In its efforts to spur economic growth following the Covid-19 pandemic, the RBI announced a sharp 75-basis point (bps) cut in the repo rate in March 2020, followed by another 40-bps cut in May. With this, the repo rate has come down from 5.15 per cent at the start of the year to 4 per cent now.

In line with this move, large commercial banks slashed their deposit rates by 70-160 bps over the past year or so. Small finance banks (SFBs) followed suit with cuts of 100-150 bps.

Rates on small savings schemes, which are reset quarterly, were slashed by 70-140 bps in the April-June 2020 quarter. Though, since then, rates have been left unchanged for three consecutive quarters. The Government of India 7.75 per cent Savings Bonds were closed for subscription in May 2020 and were replaced in July by the 7.15 per cent Floating Rate Savings Bonds.

Among debt funds, hurt by downgrades and defaults, many credit-risk schemes took a hit this year. While most liquid funds fetched one-year returns of 3.2-4.3 per cent in 2020, those in the short- and medium-duration categories returned 6-11 per cent.

What to pick

With interest rates at historic lows today, investors have been left wanting better investment avenues. With many businesses and the economy yet to fully recover from the impact of the pandemic, capital preservation remains top priority.

At the same time, the interest rate outlook is quite uncertain. While further cuts appear unlikely, so do near- term increases. This suggests investors are better off parking their debt money in products with ready liquidity, short lock-ins or floating rates. We highlight options that score high on returns, safety, ease of exit and tax benefits.

Fixed deposits: Despite the rate cuts, a few fixed deposits, especially from SFBs are offering good rates, at 6 -7 per cent on their one- to two-year FDs. These are particularly attractive for those in the lower tax brackets as interest on FDs is taxed at your income-tax slab rate.

Investors can consider the one-year-to-18-month FD from Equitas SFB, one of the healthier SFBs in terms of governance and capital adequacy. It offers 6.60 per cent per annum (7.10 per cent for senior citizens). Comparable FDs from public sector banks offer 4.9-5.3 per cent, while many from private sector banks offer 5-6 per cent.

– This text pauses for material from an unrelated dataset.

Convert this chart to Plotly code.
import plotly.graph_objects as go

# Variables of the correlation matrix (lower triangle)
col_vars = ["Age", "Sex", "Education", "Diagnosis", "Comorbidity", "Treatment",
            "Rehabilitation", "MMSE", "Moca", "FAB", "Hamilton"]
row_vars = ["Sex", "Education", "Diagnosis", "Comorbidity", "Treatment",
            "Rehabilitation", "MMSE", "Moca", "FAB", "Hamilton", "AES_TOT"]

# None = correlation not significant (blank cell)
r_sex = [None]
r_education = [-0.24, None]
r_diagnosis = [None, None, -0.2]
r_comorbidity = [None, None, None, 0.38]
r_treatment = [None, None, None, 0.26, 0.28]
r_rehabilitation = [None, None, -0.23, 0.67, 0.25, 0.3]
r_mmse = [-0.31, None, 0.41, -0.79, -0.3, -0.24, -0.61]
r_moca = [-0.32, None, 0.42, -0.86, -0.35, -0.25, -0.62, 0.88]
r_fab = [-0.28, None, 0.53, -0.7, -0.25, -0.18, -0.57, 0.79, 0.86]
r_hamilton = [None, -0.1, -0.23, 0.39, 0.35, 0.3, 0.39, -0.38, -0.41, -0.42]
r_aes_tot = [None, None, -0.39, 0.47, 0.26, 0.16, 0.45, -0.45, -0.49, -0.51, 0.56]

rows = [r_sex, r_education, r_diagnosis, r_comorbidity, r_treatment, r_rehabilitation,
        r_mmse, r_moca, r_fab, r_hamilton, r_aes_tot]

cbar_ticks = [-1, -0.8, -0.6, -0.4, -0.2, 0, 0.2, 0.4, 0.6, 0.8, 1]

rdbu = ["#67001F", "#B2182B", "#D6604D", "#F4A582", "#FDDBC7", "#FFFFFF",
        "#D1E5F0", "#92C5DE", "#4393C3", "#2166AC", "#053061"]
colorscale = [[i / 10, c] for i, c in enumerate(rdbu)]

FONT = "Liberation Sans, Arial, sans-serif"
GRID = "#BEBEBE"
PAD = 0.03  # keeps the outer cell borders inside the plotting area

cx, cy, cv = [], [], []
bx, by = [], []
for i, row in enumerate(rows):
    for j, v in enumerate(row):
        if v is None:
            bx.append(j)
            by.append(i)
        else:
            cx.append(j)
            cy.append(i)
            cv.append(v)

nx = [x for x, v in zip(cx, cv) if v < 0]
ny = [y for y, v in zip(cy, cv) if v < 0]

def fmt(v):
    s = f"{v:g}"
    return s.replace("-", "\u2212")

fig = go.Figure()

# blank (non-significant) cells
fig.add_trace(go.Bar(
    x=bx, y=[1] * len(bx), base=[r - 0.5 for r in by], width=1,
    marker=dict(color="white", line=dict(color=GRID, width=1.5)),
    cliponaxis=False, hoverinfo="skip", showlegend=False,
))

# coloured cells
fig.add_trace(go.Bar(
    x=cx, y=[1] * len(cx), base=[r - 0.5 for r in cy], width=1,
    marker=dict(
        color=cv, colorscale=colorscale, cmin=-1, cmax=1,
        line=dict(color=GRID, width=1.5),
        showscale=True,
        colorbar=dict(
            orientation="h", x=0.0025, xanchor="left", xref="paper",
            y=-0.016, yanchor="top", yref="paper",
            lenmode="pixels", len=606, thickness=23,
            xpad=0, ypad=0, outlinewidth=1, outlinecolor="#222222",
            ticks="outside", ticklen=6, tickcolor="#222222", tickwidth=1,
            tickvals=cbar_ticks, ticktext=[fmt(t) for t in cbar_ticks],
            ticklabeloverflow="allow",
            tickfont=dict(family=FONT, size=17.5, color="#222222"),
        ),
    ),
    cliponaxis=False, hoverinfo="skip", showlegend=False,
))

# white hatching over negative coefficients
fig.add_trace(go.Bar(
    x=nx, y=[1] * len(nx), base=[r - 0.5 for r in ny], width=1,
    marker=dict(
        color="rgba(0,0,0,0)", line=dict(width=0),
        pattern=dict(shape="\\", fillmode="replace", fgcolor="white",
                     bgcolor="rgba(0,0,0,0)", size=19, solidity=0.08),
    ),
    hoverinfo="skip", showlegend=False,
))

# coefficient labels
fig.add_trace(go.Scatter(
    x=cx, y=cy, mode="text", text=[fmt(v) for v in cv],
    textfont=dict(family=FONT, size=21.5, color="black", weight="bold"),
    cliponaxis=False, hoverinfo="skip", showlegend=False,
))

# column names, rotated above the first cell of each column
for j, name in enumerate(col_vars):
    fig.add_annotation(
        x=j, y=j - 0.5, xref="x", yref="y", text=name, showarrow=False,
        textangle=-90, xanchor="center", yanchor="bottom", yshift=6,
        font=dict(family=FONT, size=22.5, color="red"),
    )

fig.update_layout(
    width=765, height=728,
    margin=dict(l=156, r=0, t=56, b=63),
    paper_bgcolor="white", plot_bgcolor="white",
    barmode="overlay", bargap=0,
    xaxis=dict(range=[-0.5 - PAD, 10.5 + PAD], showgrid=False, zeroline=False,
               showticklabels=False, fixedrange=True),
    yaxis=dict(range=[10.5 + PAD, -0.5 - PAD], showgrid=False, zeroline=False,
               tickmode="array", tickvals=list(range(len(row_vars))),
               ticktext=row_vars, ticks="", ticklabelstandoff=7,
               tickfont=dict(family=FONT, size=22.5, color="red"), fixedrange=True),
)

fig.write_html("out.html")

Equitas SFB’s gross NPAs were 2.48 per cent and its tier 1 CAR (capital adequacy ratio) was at a comfortable 20 per cent as of September 2020. Investors can also consider DCB Bank’s 700-day FD that offers 6.9 per cent.All bank deposits have a deposit insurance cover of ₹ 5 lakh per bank.

Short-duration debt funds: These funds invest in debt and money market instruments such that the average portfolio maturity is under three years. The last seven years, leading schemes in this category have delivered average one-, three- and five-year rolling returns of 7.9 per cent, 5.0 per cent and 7.7 per cent, respectively. But going forward, returns will be lower given the low coupons on bonds currently.

If you want to play it safe, stick to only high-credit-quality funds. IDFC Bond Fund – Short Term Plan and Canara Robeco Short Duration Fund are two such schemes. As of November 27, 2020, the IDFC fund and the Canara Robeco fund had over 96 per cent and 97 per cent, respectively, of their portfolio in AAA and sovereign debt papers.

If held for over 36 months, long-term capital gains on debt funds is taxed at 20 per cent with indexation benefits, making them more attractive than fixed deposits for those in the higher tax brackets. Short-term capital gains (for investments redeemed within 36 months) are, however, taxed at your income tax slab rate.

Floating Rate Savings Bonds: If liquidity is not a concern, you can invest in the sovereign guarantee-backed Floating Rate Savings Bonds 2020 from the Central government that carry an interest rate of 7.15 per cent per annum currently. The interest rate is reset every six months and is paid half-yearly. The interest income is taxed at your income tax slab rate.

You can buy the bonds from SBI, other nationalised banks and some private sector banks. The only negative — a lock-in period of seven years. However, those 60 and above, are allowed pre-mature encashment after a few years, subject to a penalty of 50 per cent of the last interest payment.